Change presents so many opportunities.

Change presents so many opportunities.

In the dim light of dawn, early yesterday, I looked at the bare earth where the heather had been, and I felt just a bit sad for a moment, thinking of the experience of choosing to cull some living thing from a less than ideal circumstance, for lack of aesthetic, usefulness, or quality of character. I thought, too, of the experience of being culled…laid off from a job, fired, divorced, or any number of similar unexpected changes of life that I’ve faced. How easy it can be to take it very personally.

I considered my plan for that garden bed, clearly no longer ‘a hedge’ of any sort at all.

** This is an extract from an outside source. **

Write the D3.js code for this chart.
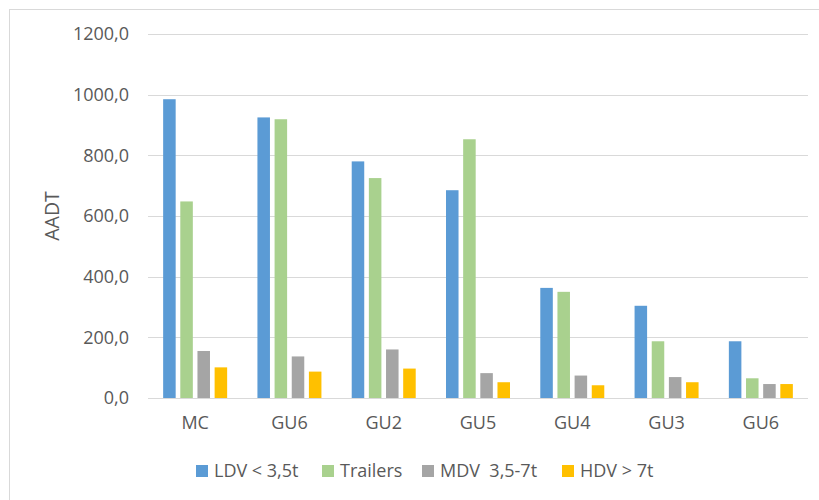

I selected flower seeds with care; a variety of colorful California poppies, hybrids and fancy ones, and I chose some dark leafed kale for dense green vegetation – pretty and useful – and planned groupings of gladiolus with their bold colors and ‘reach for the sky’ approach to life. I’m hoping the new plantings are light-hearted and fun, a playful foreground for my Graham Thomas rose in the background. This year he will begin to stretch out in the front bed, reaching for his full size. I enjoyed putting down the earliest seeds in the afternoon…and like a little kid, I’ll check every day for seedlings, even though I know it will be days. 🙂

There is always more to do in the garden. Each year I get started at the end of February, thinking for just a moment “am I starting too soon”? It seems to work out just fine, though, and surely the slugs are already busy… they know spring when they feel it. lol.

Slug life... there's probably a metaphor here.

Slug life… there’s probably a metaphor here.